On 30/09/17 12:00 PM, Alad Wenter via aur-general wrote:
> On Sat, Sep 30, 2017 at 04:02:00AM +0000, Adam Fontenot via
> aur-general wrote:
>> On Fri, Sep 29, 2017 at 12:19:34PM +0000, Alad Wenter via aur-general wrote
>>> On Fri, Sep 29, 2017 at 02:17:45AM +0000, Adam Fontenot via
>>> aur-general wrote:
>>>> Hi all,
>>>>
>>>> The TU "alad" deleted my package, firefox-clean, from the AUR. I'm
>>>> assuming this is a mistake, but I can't contact alad directly because
>>>> their email is hidden on their profile. At first glance, it may appear
>>>> that my version of the Firefox PKGBUILD in Extra does not do anything
>>>> notable, but this is not the case. My package is intended to do three
>>>> things:
>>>>
>>> It's not a mistake. Check the submission guidelines [1]; a package
>>> should only be submitted if it's not overly specialized and useful to
>>> more than 1 user. In this case, all but a few users will be able to
>>> achieve what this package offers by configuration of the regular firefox
>>> package in the repositories.
>> I disagree strongly. It is useful to multiple people: not only did the
>> package already have feedback (a comment from a user), it was
>> extremely popular when I posted about it on Reddit the day before you
>> deleted it: 
>> https://www.reddit.com/r/archlinux/comments/72id6q/firefoxclean_a_firefox_build_for_power_users_in/
>>
> In that same thread, the top comments reflect the decision on deleting
> this package. It should then not come as a surprise that the package
> only had a single AUR vote (which are what matters).
>
>> Furthermore, you have been deleting dozens of AUR packages in the last
>> week since you became a TU. Respectfully, perhaps you should check to
>> see if your expectations for AUR inclusion are quite as stringent as
>> those of the other TUs?
>>
> You should check before asking consensus from the TU team that your
> argument isn't based on personal attacks against them.
>
Regarding the "survey of TUs", I think this is a bit of an overreach.

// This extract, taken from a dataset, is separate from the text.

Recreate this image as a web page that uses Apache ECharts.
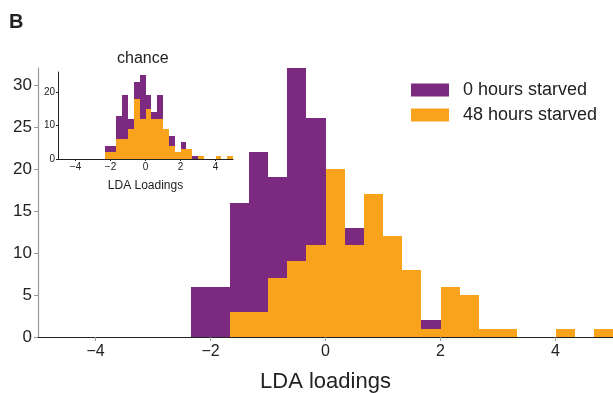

Although the patches are trivial by themselves, rebasing them against
every new version and updating them for API breaks is bound to be a lot
of work. An AUR submitter who takes on this task as a favor to 2 or 3
fans is helping them a lot more than someone who changes a configure
flag of a 1MB program.
>>> If you had such concern about these "features"
>>> and wanted to disable them at compile time, there's existing packages
>>> which take this further e.g.  firefox-esr-privacy. [2]
>>>
>>> [2] https://aur.archlinux.org/packages/firefox-esr-privacy/
>> Oddly enough, my AUR package does most of what this one does and more,
>> but it has the extra advantage of tracking the latest version of
>> Firefox instead of ESR.
>>
> Not really, as any glance over the patches in question shows.
>
I should add that I would not personally use the package and this is
part of the reason why. Building Firefox is a pain because the team
intentionally ignores the norms of Linux distro packaging. So if I were
building it myself, I would want it to be ESR.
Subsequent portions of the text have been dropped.